Protests spread all over Iran last November after the sudden tripling of gas prices was announced by officials. During the bloody crackdown to subdue these protests, at least 1,500 people were killed, according to Reuters.
Iran’s judicial system denies succumbing to pressure via Twitter.
After the suspension of the death sentences, Iranian judiciary spokesman, Gholam Hossein Esmaili, reacted to social media users who posted millions of tweets against the death sentences handed down to the three protesters, saying they were all “robots.”
“We do not care about antirevolutionaries, opposing trends or media empires of enemies of the establishment and Revolution,” noted Esmaili. “A number of individuals ignorantly joined this group without knowing what was going on,” he added.

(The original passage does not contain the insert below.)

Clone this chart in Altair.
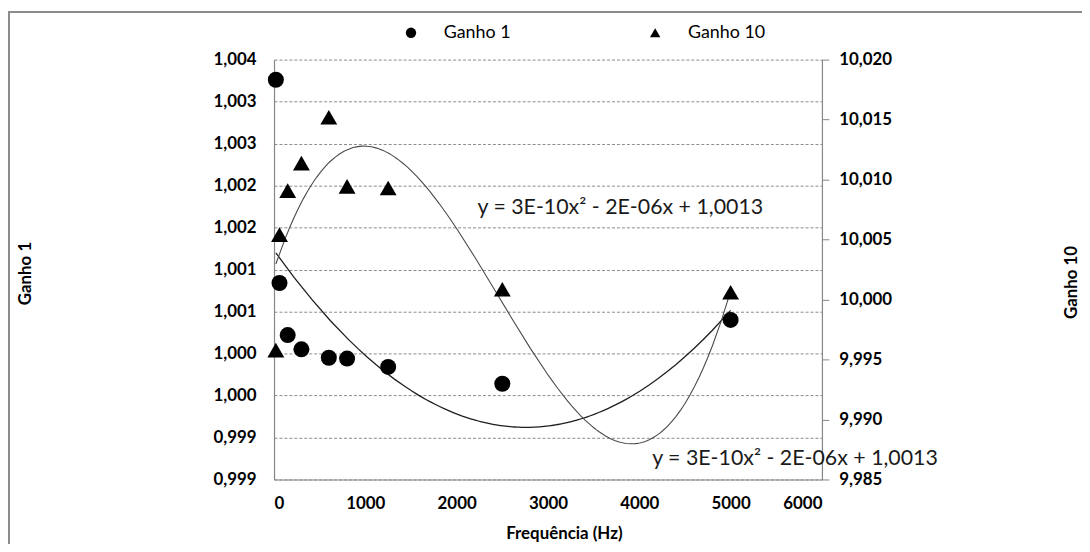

Police Warn People Against Participating in Assemblies After Protests Erupt in Southern Iran
The city of Behbahan in Khuzestan province turned into a scene of protest on the night of July 16, with people chanting slogans against the government and the country’s dire economic situation. During this protest, which was met with tear gas and police violence, a number of people were arrested by security forces.
The Behbahan Police chief said people held an assembly “to protest economic conditions” but the police “firmly dissolved it.”
Mohammad Azizi added, “A small number of people” took part in the assembly and chanted “subversive slogans.” Immediately afterwards, Behbahan Police Force issued a statement warning people against participating in assemblies in the city.
In the video clips published on social media of this protest, slogans can be heard such as: “Neither Gaza, nor Lebanon; my life for Iran,” “Iranians die but won’t surrender to oppression,” “Shame on you, Basij! Let go of this country!”
It has been also reported that one of the protesters named Farzaneh Ansarifar, the sister of another protester who was killed during the November 2019 unrest, was arrested in Behbahan on the night of this assembly.
According to NetBlocks, there were internet restrictions and partial disruptions in Khuzestan province at the time.